Этот пассивный объект, жизнь которого поддерживается искусственно, но в любой момент может замереть, по всей видимости, не может исполнить наши желания. Однако он и не вовсе бесполезен: конституировать ирреальный объект — значит на мгновение обмануть эти желания, чтобы затем придать им еще большую остроту, подобно тому как морская вода только усиливает жажду. Если я пожелаю увидеть своего друга, я заставлю его предстать передо мной ирреально. Таким способом я разыграю
утоление своих желаний. Но такое утоление остается всего лишь разыгранным, ведь на самом деле, реально, моего друга здесь нет. Я ничего не даю желанию; более того, именно желание, по большей части, конституирует объект: по мере того как оно проецирует перед собой ирреальный объект, он определяется в качестве желаемого. Сначала я желаю видеть только самого Пьера. Но мое желание перерастает в желание увидеть определенную улыбку, определенное выражение лица. Таким образом, оно и ограничивается и усиливается одновременно, причем ирреальный объект, по крайней мере в том, что касается его фактического вида, как раз и знаменует собой ограничение и усиление этого желания. Стало быть, это только мираж, и желание в образном акте питается самим собой. Если быть более точным, объект в образе есть нечто недостающее', он вырисовывается в пустоте. Белая стена в образе есть та белая стена, которой не хватает в восприятии.Мы не хотим сказать, что Пьер ирреален сам по себе. Это существо из плоти и крови, которое в данный момент находится в своей комнате в Париже. Равным образом реальны и нацеленные на него образные интенции, реален и аффективно-моторный аналог, который они одушевляют.
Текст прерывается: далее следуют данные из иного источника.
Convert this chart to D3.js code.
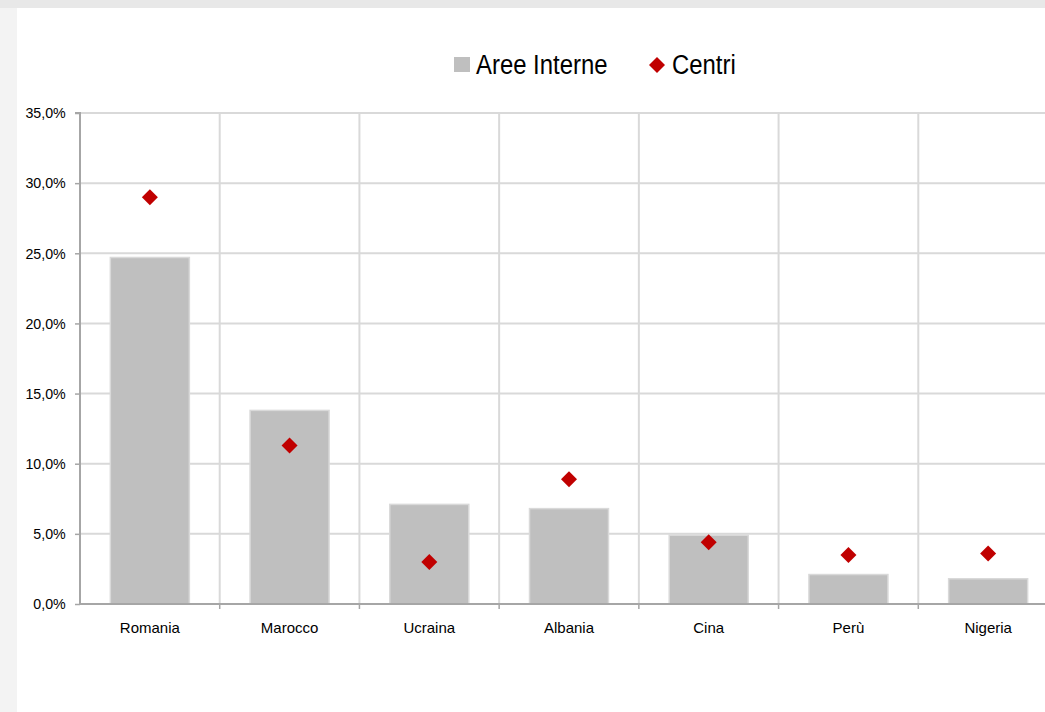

И, по-видимому, вовсе не следует полагать, что существуют два Пьера, — реальный Пьер с улицы Ульм и ирреальный Пьер, являющийся коррелятом моего актуального сознания. Единственный Пьер, которого я знаю и имею в виду, это реальный Пьер, который реально живет в той самой реальной парижской комнате. Именно его я стараюсь вызвать, и именно он мне является. Но является он мне не здесь.
Его нет в той комнате, где я пишу эти строки. Он является мне в своей реальной комнате, в той комнате, где реально находится. Так что же, скажут нам, ничего ирреального уже не осталось? Нужно условиться о следующем: реальный Пьер и его реальная комната, как они расположены в Париже в трехстах реальных километрах от моего реального местопребывания, уже не суть таковые, когда они являются мне в настоящий момент. Даже если, вызывая в памяти образ Пьера, я говорю себе: «Жаль, что его здесь нет», не следует думать, что я делаю различие между Пьером в образе и Пьером из плоти и крови. Есть лишь один Пьер, и этого-то последнего как раз здесь и нет; не быть здесь — таково его существенное качество: в какой-то момент Пьер оказывается дан мне находящимся на улице Д, то есть отсутствующим. И это свойственное Пьеру отсутствование (absenteisme), которое я непосредственно воспринимаю и которое конституирует сущностную структуру моего образа, как раз и является тем оттенком, который окрашивает его целиком; именно это мы называем его ирреальностью.Вообще говоря, ирреальна не только сама материя объекта: этой ирреальности присущи все определения пространства и времени, которым он подчинен.